The weather steadily improved, so that we managed to accomplish our field-work – the last 20 control shrubs on the little plateau. Since we still had one day left for post-processing these samples and the weather forecast predicted rain for Saturday 11th, we decided to use the remaining few hours with sunshine to inspect another potential field-site for possible further projects. This place – called Kuannit which refers to the vascular plant Angelica – was characterized by very lush vegetation. Moreover, the place features several basaltic pillars, which characterize the specific geology of the Disko-island on which Arctic Station is located. In combination with the homothermic springs, the resulting fertile soils host plant communities which normally are located further to the south.
Our control site on the plateau with Salix shrubs growing close to a little stream. The change in size from close to the stream – potentially also affected by the homothermic springs – to the surrounding tundra (left part of the image) is clearly visible.

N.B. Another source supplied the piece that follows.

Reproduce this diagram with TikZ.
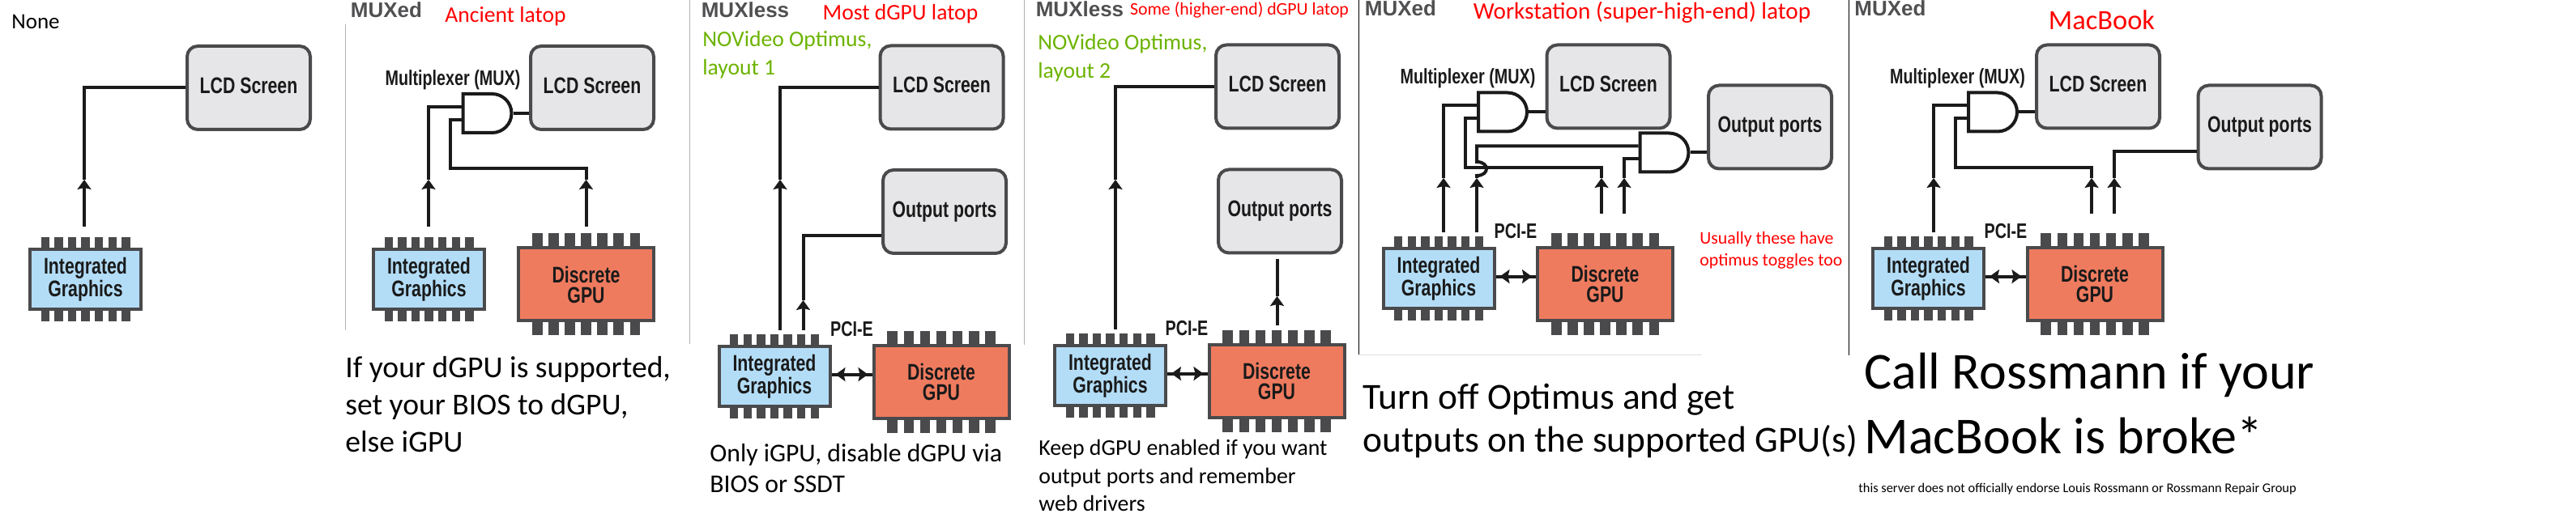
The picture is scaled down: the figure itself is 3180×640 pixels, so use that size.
\documentclass[tikz,border=0pt]{standalone}
\usepackage{fontspec}
\setmainfont{Carlito}
\newfontfamily\chipfont[FakeStretch=0.76]{Liberation Sans}
\newfontfamily\headfont{Liberation Sans}
\usetikzlibrary{shapes.gates.logic.US,arrows.meta}
\definecolor{wireblack}{HTML}{1A1A1A}
\definecolor{edgegray}{HTML}{4A4A4C}
\definecolor{lcdgray}{HTML}{E6E6E8}
\definecolor{igpblue}{HTML}{B3DDF7}
\definecolor{dgpred}{HTML}{EF7B5F}
\definecolor{notegreen}{HTML}{6CB300}
\definecolor{headgray}{HTML}{505052}
\newcommand{\igpchip}[3]{
    \foreach \p in {-3,...,3} {
        \fill[edgegray] (#2+\p*16.6-5.2,#3-52) rectangle (#2+\p*16.6+5.2,#3+52);
    }
    \node (#1) [igp] at (#2,#3) {Integrated\\Graphics};
}
\newcommand{\dgpchip}[3]{
    \foreach \p in {-3,...,3} {
        \fill[edgegray] (#2+\p*20.1-6.3,#3-63) rectangle (#2+\p*20.1+6.3,#3+63);
    }
    \node (#1) [dgp] at (#2,#3) {Discrete\\GPU};
}
\newcommand{\pcilink}[2]{
    \draw[wire] ([yshift=1.2pt]#1.east) -- ([yshift=1.2pt]#1.east -| #2.west);
    \draw[wire,{Stealth[length=6pt,width=8.5pt,inset=1pt]}-{Stealth[length=6pt,width=8.5pt,inset=1pt]},shorten <=2.5pt,shorten >=2.5pt] ([yshift=1.2pt]#1.east) -- ([yshift=1.2pt]#1.east -| #2.west);
}
\begin{document}
\begin{tikzpicture}[x=0.5pt,y=-0.5pt]
    \tikzstyle{lcdbox}=[draw=edgegray,fill=lcdgray,line width=2pt,rounded corners=6.5pt,minimum width=76pt,minimum height=51.5pt,inner sep=0pt,text=wireblack,font=\chipfont\bfseries\fontsize{14}{14}\selectfont]
    \tikzstyle{igp}=[draw=edgegray,fill=igpblue,line width=2pt,minimum width=68.5pt,minimum height=37pt,inner sep=0pt,align=center,text=wireblack,font=\chipfont\bfseries\fontsize{14}{12.5}\selectfont]
    \tikzstyle{dgp}=[draw=edgegray,fill=dgpred,line width=2pt,minimum width=83.5pt,minimum height=45pt,inner sep=0pt,align=center,text=wireblack,font=\chipfont\bfseries\fontsize{14}{12.5}\selectfont]
    \tikzstyle{muxgate}=[and gate US,draw=wireblack,fill=white,line width=2pt,logic gate inputs=nn,logic gate input sep=7pt,minimum width=24pt,minimum height=15pt,inner sep=0pt]
    \tikzstyle{wire}=[draw=wireblack,line width=2pt]
    \tikzstyle{up}=[wire,-{Stealth[length=6pt,width=8.5pt,inset=1pt]}]
    \tikzstyle{tag}=[inner sep=0pt,text=wireblack,font=\chipfont\bfseries\fontsize{13}{13}\selectfont]
    \tikzstyle{head}=[inner sep=0pt,text=headgray,font=\headfont\bfseries\fontsize{13}{13}\selectfont]
    \tikzstyle{title}=[inner sep=0pt,text=red,font=\fontsize{13.8}{17}\selectfont]
    \tikzstyle{optimus}=[anchor=west,inner sep=0pt,align=left,text=notegreen,font=\fontsize{13.8}{17.5}\selectfont]
    \tikzstyle{remark}=[anchor=base west,inner sep=0pt,align=left,text=black]
    \tikzstyle{crop}=[draw=black!30,line width=0.5pt]
    \useasboundingbox (0,0) rectangle (3180,640);

    \draw[crop] (426,30) -- (426,408);
    \draw[crop] (851,0) -- (851,425);
    \draw[crop] (1264,0) -- (1264,426);
    \draw[draw=black,line width=0.5pt] (1677,0) -- (1677,439);
    \draw[draw=black!12,line width=0.5pt] (1677,439) -- (2101,439);
    \draw[draw=black,line width=0.5pt] (2282,0) -- (2282,439);

    % none
    \node (noneA) [anchor=center,inner sep=0pt,font=\fontsize{13.5}{16}\selectfont] at (44,26.5) {None};
    \node (lcdA) [lcdbox,text depth=3pt] at (307,108.5) {LCD Screen};
    \igpchip{igpA}{105.5}{345}
    \coordinate (fromA) at (104,280);
    \coordinate (tipA) at (104,222);
    \draw[up] (fromA) -- (tipA);
    \draw[wire] (tipA) |- (lcdA.west);

    % ancient
    \node (headB) [head] at (477,12) {MUXed};
    \node (titleB) [title] at (624,20) {Ancient latop};
    \node (lcdB) [lcdbox,text depth=3pt] at (731,108.5) {LCD Screen};
    \node (tagB) [tag] at (559,99) {Multiplexer (MUX)};
    \igpchip{igpB}{529.5}{345}
    \dgpchip{dgpB}{723.5}{351.5}
    \coordinate (fromB1) at (529,280);
    \coordinate (tipB1) at (529,222);
    \coordinate (fromB2) at (723.5,280);
    \coordinate (tipB2) at (723.5,222);
    \coordinate (bendB) at (556,208);
    \node (muxB) [muxgate] at (599.5,140) {};
    \draw[up] (fromB1) -- (tipB1);
    \draw[wire] (tipB1) |- (muxB.input 1);
    \draw[up] (fromB2) -- (tipB2);
    \draw[wire] (tipB2) |- (bendB) |- (muxB.input 2);
    \draw[wire] (muxB.output) -- (muxB.output -| lcdB.west);
    \node (noteB) [remark,font=\fontsize{18.8}{23}\selectfont] at (426,559) {If your dGPU is supported,\\set your BIOS to dGPU,\\else iGPU};

    % layout 1
    \node (headC) [head] at (920,12) {MUXless};
    \node (titleC) [title] at (1111.5,17.5) {Most dGPU latop};
    \node (greenC) [optimus] at (867,68) {NOVideo Optimus,\\layout 1};
    \node (lcdC) [lcdbox,text depth=3pt] at (1162.5,108) {LCD Screen};
    \node (outC) [lcdbox] at (1166,261.5) {Output ports};
    \igpchip{igpC}{956}{465}
    \dgpchip{dgpC}{1162}{472}
    \node (pciC) [tag] at (1051.5,407) {PCI-E};
    \coordinate (fromC1) at (963,408);
    \coordinate (tipC1) at (963,222);
    \coordinate (fromC2) at (991.5,408);
    \coordinate (tipC2) at (991.5,371);
    \draw[up] (fromC1) -- (tipC1);
    \draw[wire] (tipC1) |- (lcdC.west);
    \draw[up] (fromC2) -- (tipC2);
    \draw[wire] (tipC2) |- ([yshift=-15pt]outC.west);
    \pcilink{igpC}{dgpC}
    \node (noteC) [remark,font=\fontsize{15.85}{19.4}\selectfont] at (876,609) {Only iGPU, disable dGPU via\\BIOS or SSDT};

    % layout 2
    \node (headD) [head] at (1333,11.5) {MUXless};
    \node (titleD) [title,font=\fontsize{10.9}{13}\selectfont] at (1530,12) {Some (higher-end) dGPU latop};
    \node (greenD) [optimus] at (1281,72) {NOVideo Optimus,\\layout 2};
    \node (lcdD) [lcdbox,text depth=3pt] at (1577,107) {LCD Screen};
    \node (outD) [lcdbox] at (1580,261) {Output ports};
    \igpchip{igpD}{1370.5}{464}
    \dgpchip{dgpD}{1576}{471}
    \node (pciD) [tag] at (1465,406) {PCI-E};
    \coordinate (fromD1) at (1377,407);
    \coordinate (tipD1) at (1377,222);
    \coordinate (fromD2) at (1576.5,402);
    \coordinate (tipD2) at (1576.5,366);
    \coordinate (endD2) at (1576.5,320);
    \draw[up] (fromD1) -- (tipD1);
    \draw[wire] (tipD1) |- (lcdD.west);
    \draw[up] (fromD2) -- (tipD2);
    \draw[wire] (tipD2) -- (endD2);
    \pcilink{igpD}{dgpD}
    \node (noteD) [remark,font=\fontsize{13.9}{17.4}\selectfont] at (1282,632) {Keep dGPU enabled if you want\\output ports and remember\\web drivers};

    % workstation
    \node (headE) [head] at (1729,10) {MUXed};
    \node (titleE) [title,font=\fontsize{14.6}{17}\selectfont] at (2027,15.5) {Workstation (super-high-end) latop};
    \node (lcdE) [lcdbox,text depth=3pt] at (1985.5,107) {LCD Screen};
    \node (outE) [lcdbox] at (2185,157) {Output ports};
    \node (tagE) [tag] at (1812,97) {Multiplexer (MUX)};
    \igpchip{igpE}{1776}{344}
    \dgpchip{dgpE}{1981.5}{351}
    \node (pciE) [tag] at (1871,286) {PCI-E};
    \node (muxE) [muxgate] at (1853,138.5) {};
    \node (muxEE) [muxgate] at (2052.5,188.5) {};
    \coordinate (fromE1) at (1782,287);
    \coordinate (tipE1) at (1782,220);
    \coordinate (fromE2) at (1823,287);
    \coordinate (tipE2) at (1823,220);
    \coordinate (hopE1) at (1823,217);
    \coordinate (hopE2) at (1823,200);
    \coordinate (fromE3) at (1977,264);
    \coordinate (tipE3) at (1977,220);
    \coordinate (bendE) at (1809,206.7);
    \coordinate (fromE4) at (2005,264);
    \coordinate (tipE4) at (2005,220);
    \draw[up] (fromE1) -- (tipE1);
    \draw[wire] (tipE1) |- (muxE.input 1);
    \draw[up] (fromE2) -- (tipE2);
    \draw[wire] (tipE2) -- (hopE1) .. controls (1839,217) and (1839,200) .. (hopE2) |- (muxEE.input 1);
    \draw[up] (fromE3) -- (tipE3);
    \draw[wire] (tipE3) |- (bendE) |- (muxE.input 2);
    \draw[up] (fromE4) -- (tipE4);
    \draw[wire] (tipE4) |- (muxEE.input 2);
    \draw[wire] (muxE.output) -- (muxE.output -| lcdE.west);
    \draw[wire] (muxEE.output) -- (muxEE.output -| outE.west);
    \pcilink{igpE}{dgpE}
    \node (redE) [anchor=west,inner sep=0pt,align=left,text=red,font=\fontsize{10.9}{13.5}\selectfont] at (2098,309.5) {Usually these have\\optimus toggles too};
    \node (noteE) [remark,font=\fontsize{22.7}{26.5}\selectfont] at (1682,559) {Turn off Optimus and get\\outputs on the supported GPU(s)};

    % macbook
    \node (headF) [head] at (2333.5,10) {MUXed};
    \node (titleF) [title,font=\fontsize{17.2}{20}\selectfont] at (2594.5,24.5) {MacBook};
    \node (lcdF) [lcdbox,text depth=3pt] at (2590,107) {LCD Screen};
    \node (outF) [lcdbox] at (2789.5,157) {Output ports};
    \node (tagF) [tag] at (2416.5,97) {Multiplexer (MUX)};
    \igpchip{igpF}{2380.5}{344}
    \dgpchip{dgpF}{2586}{351}
    \node (pciF) [tag] at (2476,286) {PCI-E};
    \node (muxF) [muxgate] at (2458,138.5) {};
    \coordinate (fromF1) at (2387,287);
    \coordinate (tipF1) at (2387,220);
    \coordinate (fromF2) at (2582,264);
    \coordinate (tipF2) at (2582,220);
    \coordinate (bendF) at (2414,206.7);
    \coordinate (fromF3) at (2610,264);
    \coordinate (tipF3) at (2610,220);
    \draw[up] (fromF1) -- (tipF1);
    \draw[wire] (tipF1) |- (muxF.input 1);
    \draw[up] (fromF2) -- (tipF2);
    \draw[wire] (tipF2) |- (bendF) |- (muxF.input 2);
    \draw[up] (fromF3) -- (tipF3);
    \draw[wire] (tipF3) |- ([yshift=-15pt]outF.west);
    \draw[wire] (muxF.output) -- (muxF.output -| lcdF.west);
    \pcilink{igpF}{dgpF}
    \node (noteF) [remark,font=\fontsize{32}{40}\selectfont] at (2301,561) {Call Rossmann if your\\MacBook is broke*};
    \node (smallF) [remark,font=\fontsize{8.2}{10}\selectfont] at (2294,609) {this server does not officially endorse Louis Rossmann or Rossmann Repair Group};
\end{tikzpicture}
\end{document}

Male (left) and female (right) flowers of Salix glauca – the ‘Beautiful Willow’. Apart from our research question with respect to homothermic springs, we are also interested in gender-specific growth patterns and levels of productivity.
Angelica growing in Kuannit – due to its high content in Vitamin C, the native people use it for medical purposes.
Basaltic pillars in front of an iceberg.
The landscape at Kuannit is green and lush and features several geologically interesting formations.